1. A system for treating the visual system of a patient, the system comprising:
a display having an array of individually actuable light emitting elements adapted to present stimuli to a human during a course of therapy;
an apportioner adapted to accept a campimetric representation of the visual field and apportion a sequence of stimuli to specified regions of the visual field;
and an actuator for actuating display elements according to the apportionment of the apportioner, wherein the apportioner apportions a greater share of stimuli to those the visual field regions nearer the center of the visual field.

2. A system according to claim 1, wherein the actuator presents a fixation stimulus to the human.

3. A system according to claim 1, further comprising means for recording the human's response to the stimuli.

4. A system according to claim 3, further comprising means for using the record of the human's response to the stimuli to allocate future stimuli.

5. A system according to claim 4, further comprising means for using a change in the response with time for a given visual field location to allocate future stimuli.

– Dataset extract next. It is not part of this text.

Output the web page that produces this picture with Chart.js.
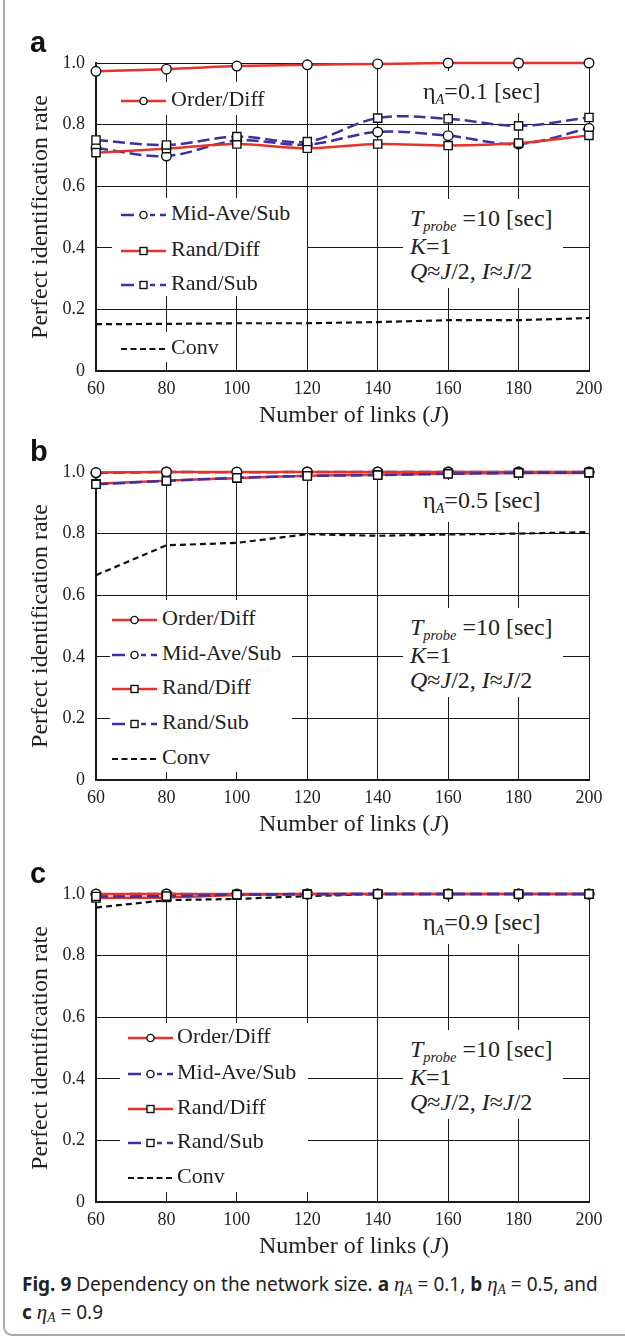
<!DOCTYPE html>
<html>
<head>
<meta charset="utf-8">
<script src="https://cdn.jsdelivr.net/npm/chart.js@4.4.1/dist/chart.umd.min.js"></script>
<style>
html,body{margin:0;padding:0;background:#fff;}
body{width:625px;height:1337px;position:relative;overflow:hidden;color:#222;font-family:'Liberation Serif','Times New Roman',serif;}
#frame{position:absolute;left:3px;top:-20px;width:700px;height:1356px;border-left:2px solid #a9a9a9;border-bottom:2px solid #a9a9a9;border-bottom-left-radius:9px;box-sizing:border-box;}
.panel{position:absolute;left:0;width:625px;height:420px;}
.panel canvas{position:absolute;left:0;top:0;}
.letter{position:absolute;left:30px;font:bold 29px 'Liberation Sans',Arial,sans-serif;line-height:29px;color:#111;}
.box{position:absolute;background:#fff;}
.row{position:absolute;height:30px;line-height:30px;font-size:22px;white-space:nowrap;}
.samp{position:absolute;}
.ann{position:absolute;font-size:24px;line-height:25px;white-space:nowrap;}
.sub{font-size:0.6em;position:relative;top:0.4em;font-style:italic;}
.xt{position:absolute;font-size:24px;line-height:28px;white-space:nowrap;transform:translateX(-50%);}
#cap{position:absolute;left:22px;top:1270px;font-family:'Noto Sans','Open Sans',sans-serif;font-size:19px;line-height:28px;color:#222;white-space:nowrap;}
#cap .m{font-family:'Liberation Serif',serif;font-style:italic;font-size:1.1em;}
#cap .m sub{font-size:0.65em;vertical-align:-0.2em;line-height:0;}
</style>
</head>
<body>
<div id="frame"></div>
<div id="cap"><b>Fig. 9</b> Dependency on the network size. <b>a</b> <span class="m">η<sub>A</sub></span> = 0.1, <b>b</b> <span class="m">η<sub>A</sub></span> = 0.5, and<br><b>c</b> <span class="m">η<sub>A</sub></span> = 0.9</div>
<script>
// ---------- data ----------
const J = [60, 80, 100, 120, 140, 160, 180, 200];
const yTickLabels = ['0', '0.2', '0.4', '0.6', '0.8', '1.0'];
const seriesNames = ['Order/Diff', 'Mid-Ave/Sub', 'Rand/Diff', 'Rand/Sub', 'Conv'];
const etaLabels = ['0.1', '0.5', '0.9'];
const panelLetters = ['a', 'b', 'c'];

const orderDiffA = [0.973, 0.980, 0.990, 0.994, 0.997, 1.000, 1.000, 1.000];
const midAveSubA = [0.724, 0.698, 0.748, 0.735, 0.776, 0.764, 0.737, 0.788];
const randDiffA  = [0.709, 0.722, 0.737, 0.723, 0.737, 0.732, 0.740, 0.765];
const randSubA   = [0.750, 0.734, 0.761, 0.745, 0.821, 0.819, 0.796, 0.823];
const convA      = [0.152, 0.153, 0.155, 0.155, 0.159, 0.165, 0.165, 0.172];

const orderDiffB = [0.998, 1.000, 1.000, 1.000, 1.000, 1.000, 1.000, 1.000];
const midAveSubB = [0.997, 1.000, 0.999, 1.000, 1.000, 1.000, 1.000, 1.000];
const randDiffB  = [0.962, 0.972, 0.980, 0.988, 0.991, 0.995, 0.997, 0.997];
const randSubB   = [0.960, 0.971, 0.981, 0.987, 0.990, 0.994, 0.997, 0.998];
const convB      = [0.665, 0.762, 0.770, 0.798, 0.793, 0.797, 0.800, 0.805];

const orderDiffC = [1.000, 1.000, 1.000, 1.000, 1.000, 1.000, 1.000, 1.000];
const midAveSubC = [0.999, 1.000, 0.998, 1.000, 1.000, 1.000, 1.000, 1.000];
const randDiffC  = [0.987, 0.989, 0.997, 1.000, 1.000, 1.000, 1.000, 1.000];
const randSubC   = [0.992, 0.993, 0.998, 0.999, 1.000, 1.000, 1.000, 1.000];
const convC      = [0.956, 0.980, 0.984, 0.993, 1.000, 1.000, 1.000, 1.000];

const panelSeries = [
  [orderDiffA, midAveSubA, randDiffA, randSubA, convA],
  [orderDiffB, midAveSubB, randDiffB, randSubB, convB],
  [orderDiffC, midAveSubC, randDiffC, randSubC, convC]
];

// ---------- styles / layout ----------
const RED = '#e6332a', BLUE = '#3b31a0', BLACK = '#111';
const seriesStyle = [
  {color: RED,   dash: [],      marker: 'circle', radius: 4.8, order: 2, tension: 0.3,  width: 2.5},
  {color: BLUE,  dash: [12, 5], marker: 'circle', radius: 4.8, order: 3, tension: 0.35, width: 2.5},
  {color: RED,   dash: [],      marker: 'rect',   radius: 5.8, order: 1, tension: 0.3,  width: 2.5},
  {color: BLUE,  dash: [12, 5], marker: 'rect',   radius: 5.8, order: 0, tension: 0.35, width: 2.5},
  {color: BLACK, dash: [6, 4],  marker: null,     radius: 0,   order: 4, tension: 0,    width: 2.2}
];
const PLOT_TOP = 63;      // plot top inside panel container
const PLOT_BOTTOM = 371;  // plot bottom inside panel container
const CANVAS_H = 420;
const panelLayout = [
  {top: 0,   legend: {sampleX: 121, textX: 171, rowsY: [36, 150, 186, 220, 284],
              boxes: [[112, 19, 160, 33], [112, 135, 195, 98], [112, 269, 115, 30]]}},
  {top: 409, legend: {sampleX: 112, textX: 162, rowsY: [146, 181, 215, 250, 285],
              boxes: [[110, 128, 182, 172]]}},
  {top: 831, legend: {sampleX: 128, textX: 177, rowsY: [142, 178, 213, 247, 282],
              boxes: [[120, 129, 188, 169]]}}
];

Chart.defaults.font.family = "'Liberation Serif', 'Times New Roman', serif";
Chart.defaults.color = '#222';

function sampleSVG(i) {
  const s = seriesStyle[i];
  let g = '';
  if (i === 4) {
    g += `<line x1="0" y1="6" x2="45" y2="6" stroke="${s.color}" stroke-width="2.2" stroke-dasharray="6,3.5"/>`;
  } else if (s.dash.length) {
    [[0, 13], [29, 34], [39, 45]].forEach(([a, b]) => {
      g += `<line x1="${a}" y1="6" x2="${b}" y2="6" stroke="${s.color}" stroke-width="2.5"/>`;
    });
  } else {
    g += `<line x1="0" y1="6" x2="45" y2="6" stroke="${s.color}" stroke-width="2.5"/>`;
  }
  if (s.marker === 'circle') g += `<circle cx="22.5" cy="6" r="3.6" fill="#fff" stroke="#111" stroke-width="1.4"/>`;
  if (s.marker === 'rect') g += `<rect x="19" y="2.5" width="7" height="7" fill="#fff" stroke="#111" stroke-width="1.4"/>`;
  return `<svg width="46" height="12" viewBox="0 0 46 12">${g}</svg>`;
}

function el(parent, cls, css, html) {
  const d = document.createElement('div');
  d.className = cls;
  Object.assign(d.style, css);
  if (html !== undefined) d.innerHTML = html;
  parent.appendChild(d);
  return d;
}

panelLayout.forEach((lay, p) => {
  const wrap = el(document.body, 'panel', {top: lay.top + 'px'});
  const cv = document.createElement('canvas');
  cv.width = 625; cv.height = CANVAS_H;
  cv.style.width = '625px'; cv.style.height = CANVAS_H + 'px';
  wrap.appendChild(cv);

  const datasets = panelSeries[p].map((vals, i) => {
    const s = seriesStyle[i];
    return {
      label: seriesNames[i],
      data: vals,
      borderColor: s.color,
      backgroundColor: s.color,
      borderWidth: s.width,
      borderDash: s.dash,
      pointStyle: s.marker || 'circle',
      pointRadius: s.radius,
      pointHoverRadius: s.radius,
      pointBackgroundColor: '#fff',
      pointBorderColor: '#111',
      pointBorderWidth: 1.4,
      tension: s.tension,
      order: s.order,
      fill: false,
      clip: false
    };
  });

  new Chart(cv, {
    type: 'line',
    data: {labels: J, datasets},
    options: {
      responsive: false, animation: false, devicePixelRatio: 1,
      layout: {padding: {top: PLOT_TOP, right: 36, bottom: 0, left: 0}},
      plugins: {legend: {display: false}, tooltip: {enabled: false}},
      scales: {
        x: {
          type: 'category', offset: false,
          grid: {color: '#1a1a1a', lineWidth: 1, drawTicks: false},
          border: {color: '#1a1a1a', width: 2},
          ticks: {padding: 7, font: {size: 18}, color: '#222', maxRotation: 0, autoSkip: false},
          afterFit(s) { s.height = CANVAS_H - PLOT_BOTTOM; }
        },
        y: {
          min: 0, max: 1,
          grid: {color: '#1a1a1a', lineWidth: 1, drawTicks: false},
          border: {color: '#1a1a1a', width: 2},
          ticks: {stepSize: 0.2, padding: 11, font: {size: 18}, color: '#222',
                  callback: (v, i) => yTickLabels[i]},
          title: {display: true, text: 'Perfect identification rate', font: {size: 24}, color: '#222',
                  padding: {top: 26, bottom: 0}},
          afterFit(s) { s.width = 96; }
        }
      }
    }
  });

  // white boxes hiding gridlines behind legend / annotations
  const T = PLOT_TOP;
  lay.legend.boxes.forEach(([x, y, w, h]) =>
    el(wrap, 'box', {left: x + 'px', top: (T + y) + 'px', width: w + 'px', height: h + 'px'}));
  el(wrap, 'box', {left: '410px', top: (T + 8) + 'px', width: '150px', height: '42px'});
  el(wrap, 'box', {left: '403px', top: (T + 136) + 'px', width: '160px', height: '89px'});

  // legend rows
  lay.legend.rowsY.forEach((ry, i) => {
    el(wrap, 'samp', {left: lay.legend.sampleX + 'px', top: (T + ry - 6) + 'px'}, sampleSVG(i));
    el(wrap, 'row', {left: lay.legend.textX + 'px', top: (T + ry - 15) + 'px'}, seriesNames[i]);
  });

  // annotations
  el(wrap, 'ann', {left: '423px', top: (T + 28 - 12.5) + 'px'},
     `η<span class="sub">A</span>=${etaLabels[p]} [sec]`);
  el(wrap, 'ann', {left: '410px', top: (T + 155 - 12.5) + 'px'},
     `<i>T</i><span class="sub">probe</span> =10 [sec]<br><i>K</i>=1<br><i>Q</i>≈<i>J</i>/2, <i>I</i>≈<i>J</i>/2`);

  // x-axis title
  el(wrap, 'xt', {left: '354px', top: (PLOT_BOTTOM + 42.5 - 14) + 'px'}, 'Number of links (<i>J</i>)');

  // panel letter
  el(wrap, 'letter', {top: (PLOT_TOP - 35.5) + 'px'}, panelLetters[p]);
});
</script>
</body>
</html>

6. A system according to claim 1, further comprising means for increasing the targeted retinal area of the presented stimulus increases with corresponding distance from the center of the human's visual field.

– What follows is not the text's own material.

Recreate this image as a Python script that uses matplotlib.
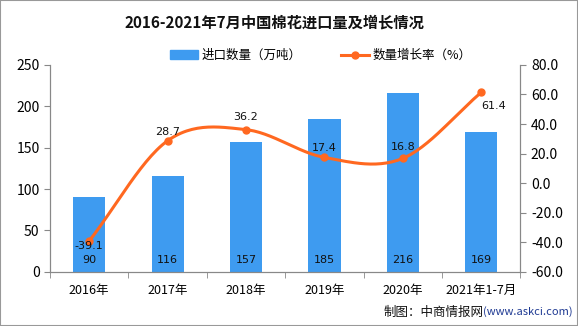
import matplotlib
matplotlib.use("Agg")
import matplotlib.pyplot as plt
import numpy as np
from matplotlib.patches import Patch
from matplotlib.lines import Line2D

plt.rcParams['font.family'] = ['Noto Sans CJK SC', 'DejaVu Sans']

categories = ["2016年", "2017年", "2018年", "2019年", "2020年", "2021年1-7月"]
volume = [90, 116, 157, 185, 216, 169]
growth = [-39.1, 28.7, 36.2, 17.4, 16.8, 61.4]
left_ticks = [0, 50, 100, 150, 200, 250]
right_ticks = [-60, -40, -20, 0, 20, 40, 60, 80]

bar_color = "#3E9BF0"
line_color = "#FF6820"
axis_color = "#888888"
num_font = ['DejaVu Sans']

fig = plt.figure(figsize=(5.78, 3.26), dpi=100)
ax = fig.add_axes([0.0865, 0.166, 0.814, 0.635])
ax2 = ax.twinx()

x = np.arange(len(categories))
ax.bar(x, volume, width=0.41, color=bar_color, zorder=2)
ax.set_xlim(-0.5, len(categories) - 0.5)
ax.set_ylim(0, 250)
ax.set_yticks(left_ticks)
ax.set_xticks(x)
ax.set_xticklabels(categories, fontsize=9)
ax.set_xticks(np.arange(-0.5, len(categories), 1), minor=True)
ax.tick_params(axis='x', which='major', length=0, pad=9)
ax.tick_params(axis='x', which='minor', length=4, color=axis_color)
ax.tick_params(axis='y', length=4, color=axis_color, labelsize=10)

for xi, v in zip(x, volume):
    ax.text(xi, 14.5, f"{v}", ha='center', va='center', fontsize=8, color="#111111",
            family=num_font, zorder=5)

# smooth curve (Catmull-Rom rendering of the series)
def catmull(xs, ys, n=30):
    px = np.concatenate([[2 * xs[0] - xs[1]], xs, [2 * xs[-1] - xs[-2]]])
    py = np.concatenate([[2 * ys[0] - ys[1]], ys, [2 * ys[-1] - ys[-2]]])
    out_x, out_y = [], []
    for i in range(1, len(px) - 2):
        t = np.linspace(0, 1, n)
        for arr, p in ((out_x, px), (out_y, py)):
            p0, p1, p2, p3 = p[i - 1], p[i], p[i + 1], p[i + 2]
            arr.extend(0.5 * ((2 * p1) + (-p0 + p2) * t + (2 * p0 - 5 * p1 + 4 * p2 - p3) * t ** 2
                              + (-p0 + 3 * p1 - 3 * p2 + p3) * t ** 3))
    return np.array(out_x), np.array(out_y)

cx, cy = catmull(x.astype(float), np.array(growth, dtype=float))
ax2.plot(cx, cy, color=line_color, lw=2.2, zorder=3)
ax2.plot(x, growth, 'o', color=line_color, ms=5, zorder=4)
ax2.set_ylim(-60, 80)
ax2.set_yticks(right_ticks)
ax2.set_yticklabels([f"{t:.1f}" for t in right_ticks])
ax2.tick_params(axis='y', length=4, color=axis_color, labelsize=10)

offsets = [(0, -3.5), (0, 6), (0, 9), (0, 7), (0, 8), (9, -10)]
for xi, g, (dx, dy) in zip(x, growth, offsets):
    ax2.annotate(f"{g}", (xi, g), xytext=(dx, dy), textcoords='offset points',
                 ha='center', va='center', fontsize=8, color="#111111", family=num_font, zorder=6)

for a in (ax, ax2):
    a.spines["top"].set_visible(False)
    for s in ("left", "right", "bottom"):
        a.spines[s].set_color(axis_color)

handles = [Patch(color=bar_color, label="进口数量（万吨）"),
           Line2D([0], [0], color=line_color, lw=2.2, marker='o', ms=5, label="数量增长率（%）")]
fig.legend(handles=handles, loc='center', bbox_to_anchor=(0.555, 0.83), ncol=2, frameon=False,
           fontsize=9, handlelength=2.2, handletextpad=0.3, columnspacing=3.2)

fig.text(0.474, 0.93, "2016-2021年7月中国棉花进口量及增长情况", ha='center', va='center',
         fontsize=11, fontweight='bold', color="#111111")
fig.text(0.836, 0.043, "制图：中商情报网", ha='right', va='center', fontsize=9, color="#111111")
fig.text(0.836, 0.043, "(www.askci.com)", ha='left', va='center', fontsize=8, color="#1F3A93")

fig.patches.append(plt.Rectangle((0, 0), 1, 1, transform=fig.transFigure, fill=False,
                                 edgecolor="#999999", lw=1.5))

fig.savefig("out.png", dpi=100)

7. A system according to claim 6, wherein the retinal area targeted by the subset of elements is in increasing relationship with corresponding distance from the center of the human's visual field by selecting larger stimuli to target peripheral visual field regions and smaller subsets to target central visual field regions.

8. A system for treating the visual system of a human characterized by a visual field having a central portion, the system comprising:

(a) means for situating the human in proximity to a computer-actuated light emitting array having a set of individually actuable elements;
(b) means for using a campimetric representation of the visual field to select a stimulus distribution that is biased toward the central visual field;
(c) means for selecting an actuable element subset from the set of individually actuable elements based on the stimulus distribution; and (d) means for actuating the subset of elements to emit a light stimulus directed to a specified region of the human's visual field.

9. A system according to claim 8, further comprising means for presenting a fixation stimulus to the human.

10. A system according to claim 8, further comprising means for repeating steps (c) and (d) for a given number of cycles.

11. A system according to claim 8, further comprising means for (e) recording the human's response to the stimuli.

12. A system according to claim 11, further comprising means for repeating steps (c), (d) and (e) for a given number of cycles.

13. A system according to claim 12, further comprising means for using the record of the human's response to the stimuli to update the distribution.

14. A system according to claim 13, further comprising means for using the record of the human's response to the stimuli to update the distribution further by using a change in the response with time for a given visual field location.

15. A system according to claim 13, further comprising means for automatically updating the distribution.

16. A system according to claim 8, wherein the subset comprises a single actuable element.

17. A system according to claim 8, wherein the individually actuable elements comprise pixels of a computer display.

18. A system according to claim 8, further comprising means for increasing the retinal area targeted by the subset of elements with corresponding distance from the center of the human's visual field.

19. A system according to claim 18, wherein the retinal area is targeted by the subset of elements in increasing relationship with corresponding distance from the center of the human's visual field by selecting larger subsets to target peripheral visual field regions and smaller subsets to target central visual field regions.